On the other hand, clinching is a straightforward and highly-effective technique for joining sheet metal. It involves using a specialised punching tool to push one metal sheet into but not through another, with the resulting join expanded using hydraulic or hydro-pneumatic actuation to form a type of ‘press stud’ between the two pieces of metal.
The result is a durable join achieved without puncturing either sheet and without the addition of any further weight – there are no fasteners involved of any sort.
One of the best-known forms of clinching is the Tog-LLoc system from US company BTM. According to Mark Firmin, Managing Director of the company’s UK operation, the technique provides a cheaper but less robust alternative to spot-welding. “If you compared our system to spot welding on a like-for-like basis, then the Tog-L-Loc would be about twenty per cent less strong,” he says.

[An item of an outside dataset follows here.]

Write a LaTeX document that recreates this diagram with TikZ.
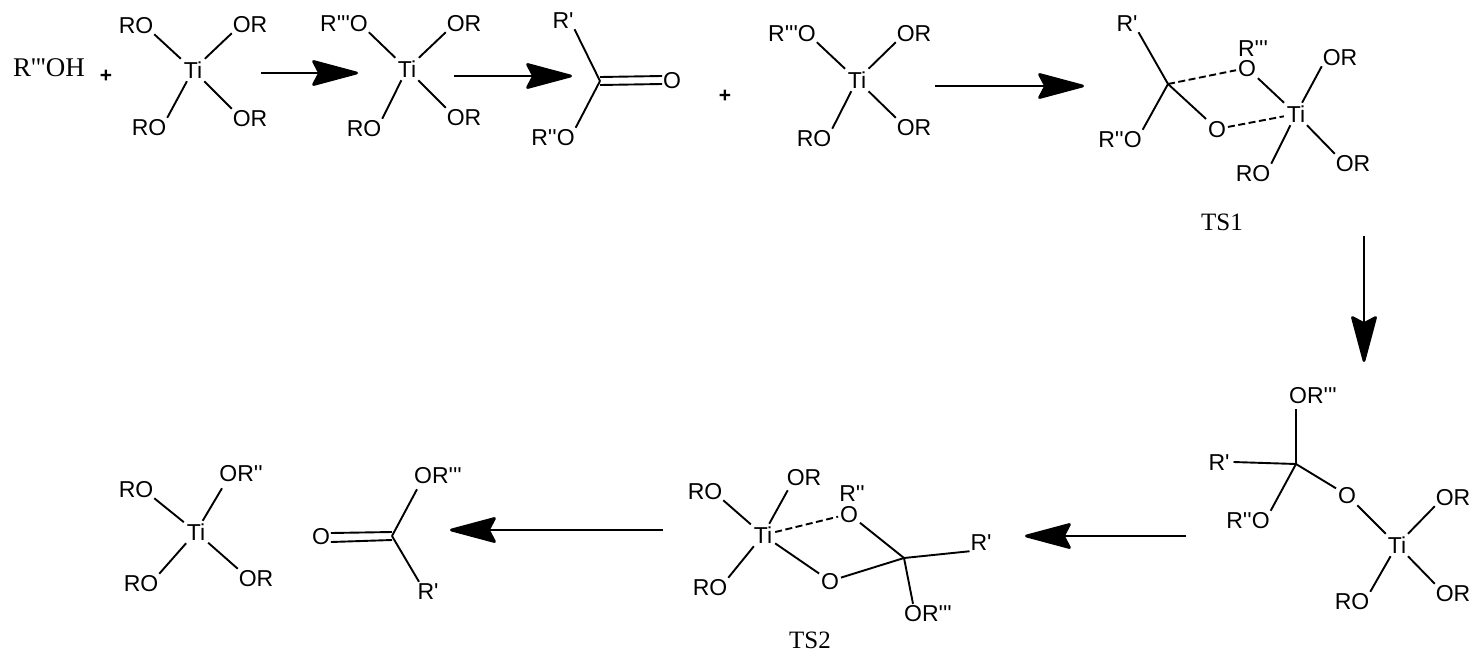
\documentclass[tikz,border=0pt]{standalone}
\usepackage{fontspec}
\newfontfamily\chemfont{Liberation Sans}
\newfontfamily\capfont{Liberation Serif}
\usetikzlibrary{arrows.meta}
\tikzset{
  atom/.style={font=\chemfont\fontsize{23}{23}\selectfont,inner sep=1pt,outer sep=0pt,text height=16.5pt,text depth=0pt},
  metal/.style={atom,inner sep=3pt},
  oxy/.style={atom,inner sep=2pt},
  caption/.style={font=\capfont\fontsize{25}{25}\selectfont,inner sep=0pt},
  reagent/.style={font=\capfont\fontsize{27}{27}\selectfont,inner sep=0pt},
  plus/.style={font=\chemfont\bfseries\fontsize{21}{21}\selectfont,inner sep=0pt},
  bond/.style={draw=black,line width=1.9pt},
  dbond/.style={bond,dash pattern=on 7pt off 3.5pt},
  rxn/.style={draw=black,line width=2.8pt,-{Stealth[length=51pt,width=27pt,inset=7pt,round=false]}}
}
\begin{document}
\begin{tikzpicture}[x=1pt,y=-1pt]
\path[fill=white,use as bounding box] (0,0) rectangle (1482,654);
% reagent
\node[reagent] (alc) at (49,68) {R'''OH};
\node[plus] (p1) at (106,76) {+};
% Ti(OR)4
\node[metal] (ti1) at (193,70) {Ti};
\node[atom] (a1) at (136,25) {RO};
\node[atom] (a2) at (250,24) {OR};
\node[atom] (a3) at (149,127) {RO};
\node[atom] (a4) at (250,118) {OR};
\draw[bond] (ti1) -- (a1.south east);
\draw[bond] (ti1) -- (a2.south west);
\draw[bond] (ti1) -- (a3.north east);
\draw[bond] (ti1) -- (a4.north west);
% arrow 1
\coordinate (s1) at (261,73); \coordinate (e1) at (358,73);
\draw[rxn] (s1) -- (e1);
% R'''O-Ti(OR)3
\node[metal] (ti2) at (407,69) {Ti};
\node[atom] (b1) at (344,23) {R'''O};
\node[atom] (b2) at (464,23) {OR};
\node[atom] (b3) at (364,128) {RO};
\node[atom] (b4) at (464,117) {OR};
\draw[bond] (ti2) -- (b1.south east);
\draw[bond] (ti2) -- (b2.south west);
\draw[bond] (ti2) -- (b3.north east);
\draw[bond] (ti2) -- (b4.north west);
% arrow 2
\coordinate (s2) at (454,76); \coordinate (e2) at (572,76);
\draw[rxn] (s2) -- (e2);
% ester
\coordinate (c1) at (600,81);
\node[atom] (e1r) at (563,20) {R'};
\node[atom] (e1o) at (553,137) {R''O};
\node[atom] (e1d) at (672,80) {O};
\draw[bond] (c1) -- (e1r.south east);
\draw[bond] (c1) -- (e1o.north east);
\draw[bond] ([yshift=4pt]c1) -- ([yshift=4pt]e1d.west);
\draw[bond] ([yshift=-4pt]c1) -- ([yshift=-4pt]e1d.west);
\node[plus] (p2) at (725,96) {+};
% Ti 3
\node[metal] (ti3) at (857,80) {Ti};
\node[atom] (d1) at (792,33) {R'''O};
\node[atom] (d2) at (914,33) {OR};
\node[atom] (d3) at (814,138) {RO};
\node[atom] (d4) at (914,127) {OR};
\draw[bond] (ti3) -- (d1.south east);
\draw[bond] (ti3) -- (d2.south west);
\draw[bond] (ti3) -- (d3.north east);
\draw[bond] (ti3) -- (d4.north west);
% arrow 3
\coordinate (s3) at (935,86); \coordinate (e3) at (1084,86);
\draw[rxn] (s3) -- (e3);
% TS1
\coordinate (c2) at (1168,84);
\node[metal] (ti4) at (1296,114) {Ti};
\node[atom] (f1) at (1127,23) {R'};
\node[atom] (f2) at (1120,139) {R''O};
\node[oxy] (f3) at (1247,68) {O};
\node[atom] (f4) at (1253,48) {R'''};
\node[oxy] (f5) at (1217,129) {O};
\node[atom] (f6) at (1340,57) {OR};
\node[atom] (f7) at (1353,163) {OR};
\node[atom] (f8) at (1253,173) {RO};
\draw[bond] (c2) -- (f1.south east);
\draw[bond] (c2) -- (f2.north east);
\draw[dbond] (c2) -- (f3);
\draw[bond] (c2) -- (f5);
\draw[bond] (f3) -- (ti4);
\draw[dbond] (f5) -- (ti4);
\draw[bond] (ti4) -- (f6.south west);
\draw[bond] (ti4) -- (f7.north west);
\draw[bond] (ti4) -- (f8.north east);
\node[caption] (ts1) at (1222,222) {TS1};
% arrow down
\coordinate (s4) at (1364,236); \coordinate (e4) at (1364,362);
\draw[rxn] (s4) -- (e4);
% intermediate
\coordinate (c3) at (1296,464);
\node[metal] (ti5) at (1397,545) {Ti};
\node[atom] (g1) at (1313,395) {OR'''};
\node[atom] (g2) at (1219,462) {R'};
\node[atom] (g3) at (1248,520) {R''O};
\node[oxy] (g4) at (1347,495) {O};
\node[atom] (g5) at (1453,497) {OR};
\node[atom] (g6) at (1453,593) {OR};
\node[atom] (g7) at (1352,601) {RO};
\draw[bond] (c3) -- ([xshift=-17pt,yshift=-5pt]g1.south);
\draw[bond] (c3) -- ([xshift=3pt]g2.east);
\draw[bond] (c3) -- (g3.north east);
\draw[bond] (c3) -- (g4);
\draw[bond] (g4) -- (ti5);
\draw[bond] (ti5) -- (g5.south west);
\draw[bond] (ti5) -- (g6.north west);
\draw[bond] (ti5) -- (g7.north east);
% arrow 4
\coordinate (s5) at (1186,536); \coordinate (e5) at (1025,536);
\draw[rxn] (s5) -- (e5);
% TS2
\coordinate (c4) at (904,558);
\node[metal] (ti6) at (763,535) {Ti};
\node[atom] (h1) at (804,477) {OR};
\node[atom] (h2) at (705,491) {RO};
\node[atom] (h3) at (710,587) {RO};
\node[oxy] (h4) at (849,514) {O};
\node[atom] (h5) at (852,493) {R''};
\node[oxy] (h6) at (830,581) {O};
\node[atom] (h7) at (981,542) {R'};
\node[atom] (h8) at (928,613) {OR'''};
\draw[bond] (ti6) -- ([xshift=2pt,yshift=-4pt]h1.south west);
\draw[bond] (ti6) -- (h2.south east);
\draw[bond] (ti6) -- (h3.north east);
\draw[dbond] (ti6) -- (h4);
\draw[bond] (ti6) -- (h6);
\draw[bond] (h4) -- (c4);
\draw[bond] (h6) -- (c4);
\draw[bond] (c4) -- (h7.south west);
\draw[bond] (c4) -- ([xshift=-15pt]h8.north);
\node[caption] (ts2) at (810,640) {TS2};
% arrow 5
\coordinate (s6) at (663,530); \coordinate (e6) at (450,530);
\draw[rxn] (s6) -- (e6);
% ester product
\coordinate (c5) at (392,536);
\node[atom] (i1) at (321,536) {O};
\node[atom] (i2) at (438,475) {OR'''};
\node[atom] (i3) at (428,591) {R'};
\draw[bond] ([yshift=4pt]c5) -- ([yshift=3pt]i1.east);
\draw[bond] ([yshift=-4pt]c5) -- ([yshift=-6pt]i1.east);
\draw[bond] (c5) -- ([xshift=-21pt,yshift=-5pt]i2.south);
\draw[bond] (c5) -- ([xshift=-9pt]i3.north);
% Ti product
\node[metal] (ti7) at (196,532) {Ti};
\node[atom] (j1) at (136,489) {RO};
\node[atom] (j2) at (241,473) {OR''};
\node[atom] (j3) at (141,583) {RO};
\node[atom] (j4) at (256,578) {OR};
\draw[bond] (ti7) -- (j1.south east);
\draw[bond] (ti7) -- ([xshift=-19pt,yshift=-6pt]j2.south);
\draw[bond] (ti7) -- (j3.north east);
\draw[bond] (ti7) -- (j4.north west);
\end{tikzpicture}
\end{document}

On the other hand, the technique offers environmental and material advantages. On the first count, it requires no heat and produces no fumes during application. On the second, it does not destroy surface coatings, though these will obviously be thinned over the area forced to expand.

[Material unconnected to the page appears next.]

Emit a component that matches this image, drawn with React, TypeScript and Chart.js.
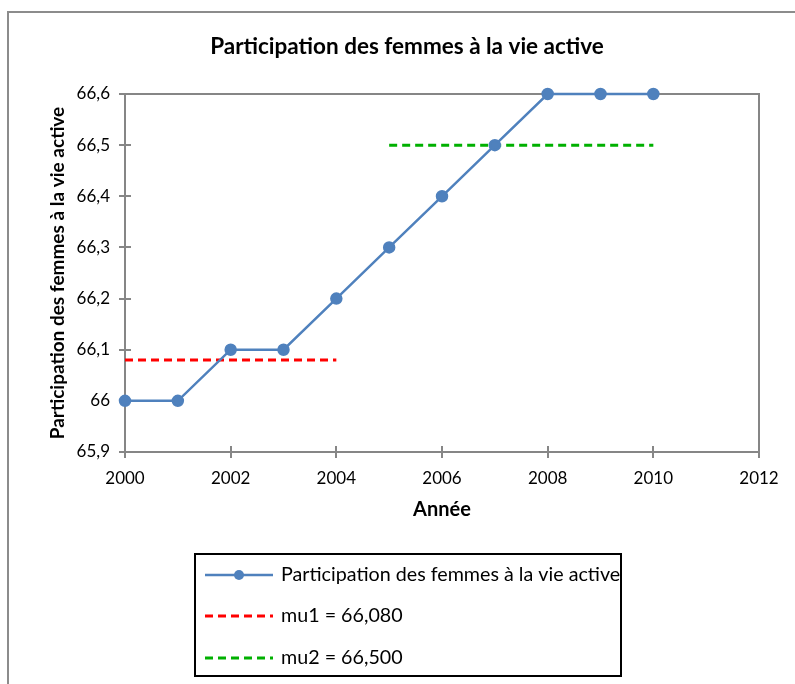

“It does not expose the bare surface of the metal,” confirms Firmin. Firmin goes on to say that the system has been widely used as a fastening technique throughout the automotive industry. Components involved include bonnets, boots, brake pedal brackets, roof bows, sunroof frames, gaskets, heat shields, gas tank straps, air conditioning tubes and airbag housings. One particular capability of the technique that Firmin pinpoints is the ease with which it can be used to join dissimilar materials. On early models of the Land Rover Discovery, clinching was used to fasten aluminium to steel in the rear door assembly, though that particular application is no longer current.
Looking to the future, the area into which clinching might be able to expand is that of more arduous applications subject to greater load forces. Given that the technique itself is conceptually static, that would have to mean applying it to materials harder than the mild steels and aluminium with which it is commonly employed today.

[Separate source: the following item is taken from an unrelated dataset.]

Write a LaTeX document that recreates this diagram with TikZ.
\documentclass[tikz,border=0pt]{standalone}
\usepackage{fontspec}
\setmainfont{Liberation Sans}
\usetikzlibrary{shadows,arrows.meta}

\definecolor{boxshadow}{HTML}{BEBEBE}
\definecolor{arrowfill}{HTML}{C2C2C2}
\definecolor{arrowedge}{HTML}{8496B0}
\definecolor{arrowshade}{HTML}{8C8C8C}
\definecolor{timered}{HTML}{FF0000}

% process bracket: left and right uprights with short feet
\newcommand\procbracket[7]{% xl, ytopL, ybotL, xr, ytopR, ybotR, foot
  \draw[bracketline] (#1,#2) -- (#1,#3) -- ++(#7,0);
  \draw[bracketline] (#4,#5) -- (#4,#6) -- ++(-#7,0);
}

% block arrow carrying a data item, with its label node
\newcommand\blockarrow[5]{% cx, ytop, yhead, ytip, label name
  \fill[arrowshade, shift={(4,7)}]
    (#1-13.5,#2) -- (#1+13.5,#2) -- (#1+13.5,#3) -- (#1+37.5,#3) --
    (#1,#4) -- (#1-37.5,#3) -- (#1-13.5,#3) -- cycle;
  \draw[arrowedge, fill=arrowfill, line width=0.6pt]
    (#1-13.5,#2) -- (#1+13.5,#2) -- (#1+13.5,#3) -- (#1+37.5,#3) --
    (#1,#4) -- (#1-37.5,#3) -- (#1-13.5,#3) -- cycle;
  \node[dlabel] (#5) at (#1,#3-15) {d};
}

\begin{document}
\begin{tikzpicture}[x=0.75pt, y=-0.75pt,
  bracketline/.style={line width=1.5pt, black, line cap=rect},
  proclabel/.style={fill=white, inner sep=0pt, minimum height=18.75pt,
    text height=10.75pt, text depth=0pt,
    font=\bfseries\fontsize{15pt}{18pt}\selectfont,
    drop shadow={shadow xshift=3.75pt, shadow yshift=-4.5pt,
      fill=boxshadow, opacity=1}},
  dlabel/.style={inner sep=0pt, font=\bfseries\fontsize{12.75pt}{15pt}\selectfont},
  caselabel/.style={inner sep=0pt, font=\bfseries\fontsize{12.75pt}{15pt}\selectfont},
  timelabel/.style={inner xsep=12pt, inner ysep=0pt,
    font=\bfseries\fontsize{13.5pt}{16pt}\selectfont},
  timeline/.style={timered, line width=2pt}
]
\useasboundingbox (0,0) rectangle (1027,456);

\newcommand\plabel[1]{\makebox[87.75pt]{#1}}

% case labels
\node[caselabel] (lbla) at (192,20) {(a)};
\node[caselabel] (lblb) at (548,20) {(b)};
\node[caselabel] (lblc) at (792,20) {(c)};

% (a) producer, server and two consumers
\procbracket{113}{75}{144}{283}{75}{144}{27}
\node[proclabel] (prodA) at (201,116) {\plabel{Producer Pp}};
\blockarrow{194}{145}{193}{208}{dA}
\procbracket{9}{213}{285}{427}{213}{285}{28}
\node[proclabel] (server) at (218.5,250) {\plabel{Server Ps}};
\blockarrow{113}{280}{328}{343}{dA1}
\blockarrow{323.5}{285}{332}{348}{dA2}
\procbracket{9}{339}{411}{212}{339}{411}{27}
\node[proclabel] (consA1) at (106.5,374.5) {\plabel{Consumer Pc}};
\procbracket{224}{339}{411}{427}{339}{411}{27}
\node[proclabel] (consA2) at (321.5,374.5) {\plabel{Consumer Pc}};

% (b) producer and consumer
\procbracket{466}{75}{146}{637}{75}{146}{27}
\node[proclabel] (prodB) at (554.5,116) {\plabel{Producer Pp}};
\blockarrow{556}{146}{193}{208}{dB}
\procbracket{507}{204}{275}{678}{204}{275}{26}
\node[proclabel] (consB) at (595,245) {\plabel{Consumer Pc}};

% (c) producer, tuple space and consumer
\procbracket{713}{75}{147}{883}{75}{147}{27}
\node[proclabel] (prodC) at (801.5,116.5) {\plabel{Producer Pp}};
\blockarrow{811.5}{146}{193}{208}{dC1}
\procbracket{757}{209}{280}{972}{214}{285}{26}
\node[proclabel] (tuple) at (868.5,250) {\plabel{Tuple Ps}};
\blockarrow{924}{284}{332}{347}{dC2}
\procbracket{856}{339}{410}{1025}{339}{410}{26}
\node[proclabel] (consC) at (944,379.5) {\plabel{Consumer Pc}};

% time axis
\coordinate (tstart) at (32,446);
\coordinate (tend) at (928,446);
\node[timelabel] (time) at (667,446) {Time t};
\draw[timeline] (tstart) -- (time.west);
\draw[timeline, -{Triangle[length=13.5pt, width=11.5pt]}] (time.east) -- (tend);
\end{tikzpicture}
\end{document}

One organisation that is investigating that potential is U.S. Steel. Based at the organization’s offices in Troy, Michigan, Jody Shaw, Technical Marketing and Product Research Manager says that tests have shown that mild steel spot welding is about three times more resistant to sheer than clinching, though roughly equivalent in resistance to peeling. That is why clinching has not so far been employed in body structures, observes Shaw, but instead in ancillary fabrications such as sunroofs and gloveboxes. But he adds that U.S. Steel has been working over the past couple of years to explore the possibilities for applying clinching techniques to advanced high strength steels. In fact, the work has been advancing through in cooperation with BTM.
Shaw says that while mild steel has a strength in the order of 200 Megapascals (MPa), the newer materials on which the work has focussed may be three, four or even five times as strong. At present, he says, he is unaware of any relevant applications involving the clinching of such materials.